A fundamentação autónoma da condenação em custas só se tornará necessária se existir controvérsia no processo a esse propósito (cf. art.º 154º, nº1, do Código de Processo Civil; Acórdãos do Tribunal Constitucional nºs. 303/2010, de 14.7.2010, Vítor Gomes, e 708/2013, de 15.10.2013, Maria João Antunes).
DECISÃO
Pelo exposto, acorda-se em julgar parcialmente procedente a apelação e, em consequência:
a) Revoga-se o despacho proferido em 18.12.2023;
b) Anula-se a sentença proferida;
c) Determina-se que o tribunal a quo profira despacho convolando o requerimento que formalizou o articulado superveniente em dedução de liquidação, seguindo-se os termos subsequentes.
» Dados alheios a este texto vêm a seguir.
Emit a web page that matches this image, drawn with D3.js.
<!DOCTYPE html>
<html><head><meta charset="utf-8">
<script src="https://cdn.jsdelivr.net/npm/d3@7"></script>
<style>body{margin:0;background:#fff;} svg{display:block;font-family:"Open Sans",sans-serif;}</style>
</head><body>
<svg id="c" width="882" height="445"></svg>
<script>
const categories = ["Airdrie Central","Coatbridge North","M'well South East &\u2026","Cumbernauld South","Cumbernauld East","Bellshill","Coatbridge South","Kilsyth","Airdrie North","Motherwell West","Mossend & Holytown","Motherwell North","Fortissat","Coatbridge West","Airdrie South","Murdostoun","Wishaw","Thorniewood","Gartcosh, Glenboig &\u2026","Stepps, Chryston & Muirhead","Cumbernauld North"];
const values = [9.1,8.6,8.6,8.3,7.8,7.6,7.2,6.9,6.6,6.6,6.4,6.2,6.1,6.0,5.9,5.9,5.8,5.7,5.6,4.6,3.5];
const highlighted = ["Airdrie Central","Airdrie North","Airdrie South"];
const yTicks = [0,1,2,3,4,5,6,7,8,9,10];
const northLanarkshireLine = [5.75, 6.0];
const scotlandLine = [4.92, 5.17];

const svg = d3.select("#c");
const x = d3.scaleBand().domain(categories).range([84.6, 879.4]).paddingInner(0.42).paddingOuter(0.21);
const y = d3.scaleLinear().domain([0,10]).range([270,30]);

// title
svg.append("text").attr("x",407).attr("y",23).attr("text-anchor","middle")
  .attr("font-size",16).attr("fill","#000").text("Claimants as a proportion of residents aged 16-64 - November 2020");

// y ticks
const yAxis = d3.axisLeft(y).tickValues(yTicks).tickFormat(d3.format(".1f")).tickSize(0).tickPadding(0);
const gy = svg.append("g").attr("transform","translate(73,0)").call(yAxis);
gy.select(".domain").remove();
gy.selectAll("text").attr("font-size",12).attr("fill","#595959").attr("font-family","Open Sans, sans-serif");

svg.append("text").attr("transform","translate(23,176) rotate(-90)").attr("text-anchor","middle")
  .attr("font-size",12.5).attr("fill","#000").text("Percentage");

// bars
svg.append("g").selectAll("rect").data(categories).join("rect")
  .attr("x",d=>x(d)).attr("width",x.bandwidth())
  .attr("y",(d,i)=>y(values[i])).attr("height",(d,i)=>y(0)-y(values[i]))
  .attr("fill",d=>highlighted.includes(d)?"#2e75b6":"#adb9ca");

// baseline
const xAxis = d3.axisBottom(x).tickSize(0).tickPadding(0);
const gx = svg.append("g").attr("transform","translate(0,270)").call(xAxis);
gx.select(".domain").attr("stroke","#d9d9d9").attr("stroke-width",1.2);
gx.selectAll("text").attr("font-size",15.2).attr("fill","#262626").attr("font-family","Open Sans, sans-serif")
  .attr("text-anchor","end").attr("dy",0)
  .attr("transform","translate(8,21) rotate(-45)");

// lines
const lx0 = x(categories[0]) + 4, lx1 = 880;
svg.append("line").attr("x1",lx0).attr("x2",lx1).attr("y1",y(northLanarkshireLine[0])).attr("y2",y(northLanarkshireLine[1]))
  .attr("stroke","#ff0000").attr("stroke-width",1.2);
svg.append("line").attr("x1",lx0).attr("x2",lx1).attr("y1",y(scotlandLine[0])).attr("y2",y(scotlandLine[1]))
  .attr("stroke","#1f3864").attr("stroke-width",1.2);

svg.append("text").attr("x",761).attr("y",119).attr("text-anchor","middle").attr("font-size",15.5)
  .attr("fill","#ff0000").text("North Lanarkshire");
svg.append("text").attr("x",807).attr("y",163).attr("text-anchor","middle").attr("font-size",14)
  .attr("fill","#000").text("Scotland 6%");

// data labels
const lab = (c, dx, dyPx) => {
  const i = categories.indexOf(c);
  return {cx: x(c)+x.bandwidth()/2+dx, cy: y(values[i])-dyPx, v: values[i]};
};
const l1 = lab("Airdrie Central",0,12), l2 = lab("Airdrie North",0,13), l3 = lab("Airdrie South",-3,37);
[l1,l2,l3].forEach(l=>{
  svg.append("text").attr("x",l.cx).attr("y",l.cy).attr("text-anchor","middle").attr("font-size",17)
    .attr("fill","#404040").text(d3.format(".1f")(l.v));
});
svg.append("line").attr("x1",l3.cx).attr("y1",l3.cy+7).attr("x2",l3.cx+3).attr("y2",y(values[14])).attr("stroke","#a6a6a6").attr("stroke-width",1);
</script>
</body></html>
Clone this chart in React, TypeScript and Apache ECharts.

Custas pelas apelantes e pela apelada, na vertente de custas de parte, na proporção de 1/5 e 4/5, respetivamente (Artigos 527º, nºs 1 e 2, 607º, nº 6 e 663º, nº 2, do Código de Processo Civil).
Lisboa, 11.3.2025
Luís Filipe Pires de Sousa
José Capacete
Carlos Oliveira
______________________________________________________ [1] Abrantes Geraldes, Recursos em Processo Civil, 7ª ed., 2022, p. 186. [2] Abrantes Geraldes, Op. Cit., pp. 139-140.
Neste sentido, cf. os Acórdãos do Supremo Tribunal de Justiça de 9.4.2015, Silva Miguel, 353/13, de 10.12.2015, Melo Lima, 677/12, de 7.7.2016, Gonçalves Rocha, 156/12, de 17.11.2016, Ana LuísaGeraldes, 861/13, de 22.2.2017, Ribeiro Cardoso, 1519/15, de 25.10.2018, Hélder Almeida, 3788/14, de 18.3.2021, Oliveira Abreu, 214/18, de 15.12.2022, Graça Trigo, 125/20, de 11.5.2023, Oliveira Abreu, 26881/15, de 25.5.2023, Sousa Pinto, 1864/21, de 11.7.2023, Jorge Leal, 331/21, de 11.6.2024, Leonel Serôdio, 7778/21, de 29.10.2024, Pinto Oliveira, 5295/22. O tribunal de recurso não pode conhecer de questões novas sob pena de violação do contraditório e do direito de defesa da parte contrária (Acórdão do Supremo Tribunal de Justiça de 17.12.2014, FonsecaRamos, 971/12).